Task
Below is some material; transcribe all of it exactly.

# # # # #

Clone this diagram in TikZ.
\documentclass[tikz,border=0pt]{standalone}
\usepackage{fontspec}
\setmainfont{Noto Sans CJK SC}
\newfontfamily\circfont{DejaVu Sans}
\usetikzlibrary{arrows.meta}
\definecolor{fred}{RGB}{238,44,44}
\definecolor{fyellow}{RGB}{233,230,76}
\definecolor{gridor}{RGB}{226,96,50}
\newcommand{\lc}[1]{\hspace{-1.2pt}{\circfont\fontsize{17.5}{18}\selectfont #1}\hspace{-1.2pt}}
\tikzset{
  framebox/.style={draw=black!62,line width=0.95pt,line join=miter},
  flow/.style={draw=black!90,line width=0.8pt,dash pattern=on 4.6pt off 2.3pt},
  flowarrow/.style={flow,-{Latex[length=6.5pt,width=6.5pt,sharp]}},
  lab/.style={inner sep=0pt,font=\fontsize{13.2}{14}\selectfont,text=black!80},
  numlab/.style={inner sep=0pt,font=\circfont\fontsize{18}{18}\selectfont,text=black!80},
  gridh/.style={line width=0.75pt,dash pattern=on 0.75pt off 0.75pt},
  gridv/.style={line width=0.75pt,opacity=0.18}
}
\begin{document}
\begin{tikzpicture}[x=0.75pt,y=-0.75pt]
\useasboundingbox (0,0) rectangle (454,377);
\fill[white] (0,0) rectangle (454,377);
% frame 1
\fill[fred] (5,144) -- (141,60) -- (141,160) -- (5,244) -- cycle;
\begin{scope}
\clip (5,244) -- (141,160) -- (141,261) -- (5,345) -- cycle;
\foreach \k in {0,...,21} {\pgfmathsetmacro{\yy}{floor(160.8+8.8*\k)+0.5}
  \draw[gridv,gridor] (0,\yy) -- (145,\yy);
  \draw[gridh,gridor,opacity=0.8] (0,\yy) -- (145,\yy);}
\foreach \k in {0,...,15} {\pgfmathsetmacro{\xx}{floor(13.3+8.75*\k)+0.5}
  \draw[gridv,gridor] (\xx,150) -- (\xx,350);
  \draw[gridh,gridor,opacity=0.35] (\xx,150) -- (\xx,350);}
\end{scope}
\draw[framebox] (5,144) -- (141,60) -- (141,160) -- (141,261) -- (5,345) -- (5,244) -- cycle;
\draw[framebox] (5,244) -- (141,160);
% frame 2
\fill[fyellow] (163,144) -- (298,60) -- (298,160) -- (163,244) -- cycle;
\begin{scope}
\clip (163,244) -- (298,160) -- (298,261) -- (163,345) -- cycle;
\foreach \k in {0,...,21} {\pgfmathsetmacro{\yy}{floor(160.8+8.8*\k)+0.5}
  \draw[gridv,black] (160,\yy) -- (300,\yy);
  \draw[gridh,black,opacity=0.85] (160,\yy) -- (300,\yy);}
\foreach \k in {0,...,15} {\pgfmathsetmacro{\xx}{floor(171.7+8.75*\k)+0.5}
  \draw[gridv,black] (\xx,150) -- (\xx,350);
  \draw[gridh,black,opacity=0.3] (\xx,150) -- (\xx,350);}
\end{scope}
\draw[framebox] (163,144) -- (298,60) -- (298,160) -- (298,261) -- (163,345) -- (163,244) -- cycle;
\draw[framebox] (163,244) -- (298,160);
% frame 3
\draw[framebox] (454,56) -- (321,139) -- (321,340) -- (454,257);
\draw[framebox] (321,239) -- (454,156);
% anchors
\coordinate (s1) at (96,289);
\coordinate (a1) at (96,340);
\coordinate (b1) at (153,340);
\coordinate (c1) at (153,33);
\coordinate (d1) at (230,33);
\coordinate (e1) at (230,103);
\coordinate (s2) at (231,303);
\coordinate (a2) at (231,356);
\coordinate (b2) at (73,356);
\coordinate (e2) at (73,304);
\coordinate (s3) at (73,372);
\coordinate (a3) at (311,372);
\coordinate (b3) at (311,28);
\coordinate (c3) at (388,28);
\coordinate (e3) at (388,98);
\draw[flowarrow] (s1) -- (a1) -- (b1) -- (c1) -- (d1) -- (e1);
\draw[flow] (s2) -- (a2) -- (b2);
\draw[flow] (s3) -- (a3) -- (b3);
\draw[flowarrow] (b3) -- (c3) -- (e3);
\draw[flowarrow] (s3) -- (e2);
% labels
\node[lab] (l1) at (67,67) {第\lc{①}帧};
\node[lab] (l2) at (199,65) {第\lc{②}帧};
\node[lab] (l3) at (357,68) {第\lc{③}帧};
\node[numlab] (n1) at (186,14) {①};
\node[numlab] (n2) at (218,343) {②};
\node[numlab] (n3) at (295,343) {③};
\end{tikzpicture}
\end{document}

# # # # #

Reply
Clone this diagram in TikZ.
\documentclass[tikz,border=0pt]{standalone}
\usepackage{fontspec}
\setmainfont{Noto Sans CJK SC}
\newfontfamily\circfont{DejaVu Sans}
\usetikzlibrary{arrows.meta}
\definecolor{fred}{RGB}{238,44,44}
\definecolor{fyellow}{RGB}{233,230,76}
\definecolor{gridor}{RGB}{226,96,50}
\newcommand{\lc}[1]{\hspace{-1.2pt}{\circfont\fontsize{17.5}{18}\selectfont #1}\hspace{-1.2pt}}
\tikzset{
  framebox/.style={draw=black!62,line width=0.95pt,line join=miter},
  flow/.style={draw=black!90,line width=0.8pt,dash pattern=on 4.6pt off 2.3pt},
  flowarrow/.style={flow,-{Latex[length=6.5pt,width=6.5pt,sharp]}},
  lab/.style={inner sep=0pt,font=\fontsize{13.2}{14}\selectfont,text=black!80},
  numlab/.style={inner sep=0pt,font=\circfont\fontsize{18}{18}\selectfont,text=black!80},
  gridh/.style={line width=0.75pt,dash pattern=on 0.75pt off 0.75pt},
  gridv/.style={line width=0.75pt,opacity=0.18}
}
\begin{document}
\begin{tikzpicture}[x=0.75pt,y=-0.75pt]
\useasboundingbox (0,0) rectangle (454,377);
\fill[white] (0,0) rectangle (454,377);
% frame 1
\fill[fred] (5,144) -- (141,60) -- (141,160) -- (5,244) -- cycle;
\begin{scope}
\clip (5,244) -- (141,160) -- (141,261) -- (5,345) -- cycle;
\foreach \k in {0,...,21} {\pgfmathsetmacro{\yy}{floor(160.8+8.8*\k)+0.5}
  \draw[gridv,gridor] (0,\yy) -- (145,\yy);
  \draw[gridh,gridor,opacity=0.8] (0,\yy) -- (145,\yy);}
\foreach \k in {0,...,15} {\pgfmathsetmacro{\xx}{floor(13.3+8.75*\k)+0.5}
  \draw[gridv,gridor] (\xx,150) -- (\xx,350);
  \draw[gridh,gridor,opacity=0.35] (\xx,150) -- (\xx,350);}
\end{scope}
\draw[framebox] (5,144) -- (141,60) -- (141,160) -- (141,261) -- (5,345) -- (5,244) -- cycle;
\draw[framebox] (5,244) -- (141,160);
% frame 2
\fill[fyellow] (163,144) -- (298,60) -- (298,160) -- (163,244) -- cycle;
\begin{scope}
\clip (163,244) -- (298,160) -- (298,261) -- (163,345) -- cycle;
\foreach \k in {0,...,21} {\pgfmathsetmacro{\yy}{floor(160.8+8.8*\k)+0.5}
  \draw[gridv,black] (160,\yy) -- (300,\yy);
  \draw[gridh,black,opacity=0.85] (160,\yy) -- (300,\yy);}
\foreach \k in {0,...,15} {\pgfmathsetmacro{\xx}{floor(171.7+8.75*\k)+0.5}
  \draw[gridv,black] (\xx,150) -- (\xx,350);
  \draw[gridh,black,opacity=0.3] (\xx,150) -- (\xx,350);}
\end{scope}
\draw[framebox] (163,144) -- (298,60) -- (298,160) -- (298,261) -- (163,345) -- (163,244) -- cycle;
\draw[framebox] (163,244) -- (298,160);
% frame 3
\draw[framebox] (454,56) -- (321,139) -- (321,340) -- (454,257);
\draw[framebox] (321,239) -- (454,156);
% anchors
\coordinate (s1) at (96,289);
\coordinate (a1) at (96,340);
\coordinate (b1) at (153,340);
\coordinate (c1) at (153,33);
\coordinate (d1) at (230,33);
\coordinate (e1) at (230,103);
\coordinate (s2) at (231,303);
\coordinate (a2) at (231,356);
\coordinate (b2) at (73,356);
\coordinate (e2) at (73,304);
\coordinate (s3) at (73,372);
\coordinate (a3) at (311,372);
\coordinate (b3) at (311,28);
\coordinate (c3) at (388,28);
\coordinate (e3) at (388,98);
\draw[flowarrow] (s1) -- (a1) -- (b1) -- (c1) -- (d1) -- (e1);
\draw[flow] (s2) -- (a2) -- (b2);
\draw[flow] (s3) -- (a3) -- (b3);
\draw[flowarrow] (b3) -- (c3) -- (e3);
\draw[flowarrow] (s3) -- (e2);
% labels
\node[lab] (l1) at (67,67) {第\lc{①}帧};
\node[lab] (l2) at (199,65) {第\lc{②}帧};
\node[lab] (l3) at (357,68) {第\lc{③}帧};
\node[numlab] (n1) at (186,14) {①};
\node[numlab] (n2) at (218,343) {②};
\node[numlab] (n3) at (295,343) {③};
\end{tikzpicture}
\end{document}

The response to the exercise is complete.